Meriwether, who specializes in antitrust class-action litigation, specifically cites the fourth Duke guideline as helping to underscore the benefits of the new rules for her clients: “The guidelines make it clear that the burden is not on plaintiffs to justify proportionality in advance, that boilerplate objections by the responding party are not allowed, and the fact that my client may not have a lot of discoverable information does not bear on defendant’s obligations to produce discovery.”

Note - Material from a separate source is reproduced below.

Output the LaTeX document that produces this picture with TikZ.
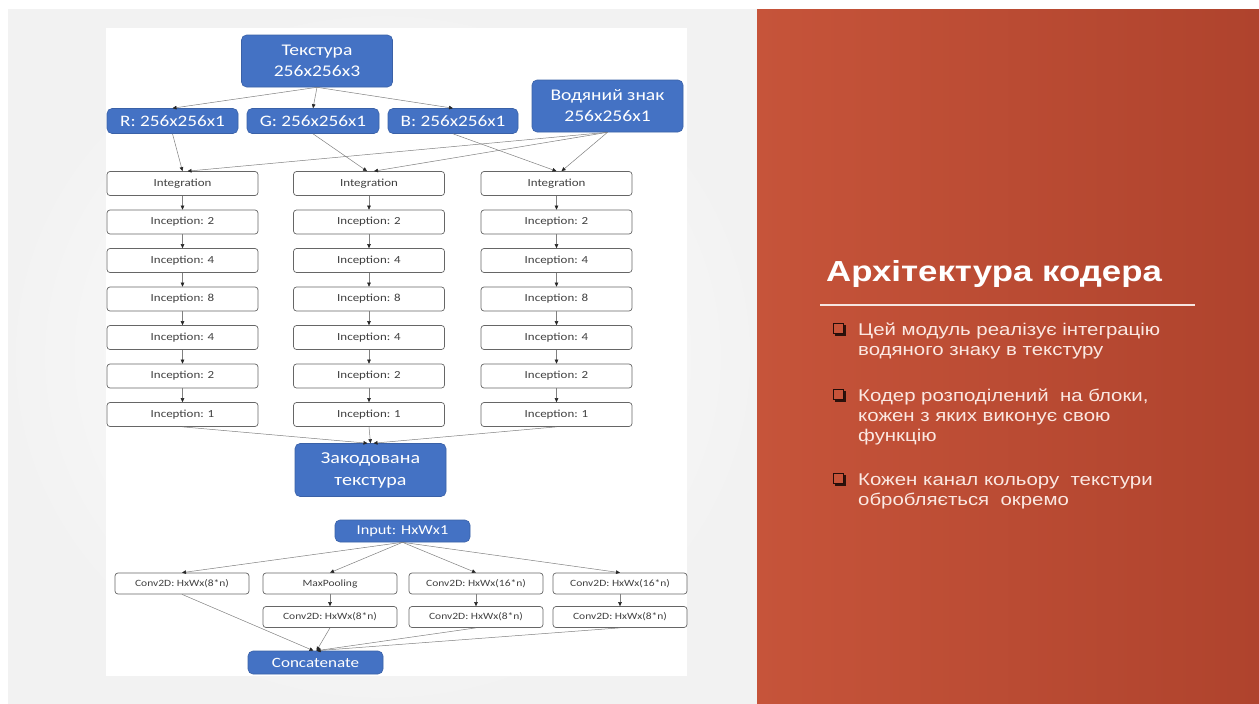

Of course, the robust discussion around the impact of the rules is the reason the roadshows are proving to be so valuable. “The real point of the programs — and their real value — is to start a dialogue between local judges and local lawyers on both sides of the ‘v’ about how the proposed new rules can be used to their best effect and in a way that is fair to everyone,” Gensler told the ABA Journal. “There’s no one-size-fits-all approach. The local programs give lawyers and judges a chance to think about practices and solutions that make the most sense for them in light of local conditions and culture.”
The roadshows are also providing an opportunity to gather feedback and ideas for revisions and refinements to future iterations of the Guidelines. Rabiej says the document will be updated as the rules are put into practice, case law develops, and the impact of the amendments is better understood. The center plans to conduct a survey later this year to collect empirical data on the impact of the amendments.
“Ultimately,” Rabiej said, “the goal is to share information and best practices so we can achieve what these rules are designed to foster: targeted discovery processes that are fairer, less expensive, and more effective in achieving justice — for all parties.”
Melinda Vaughn is managing editor of Judicature.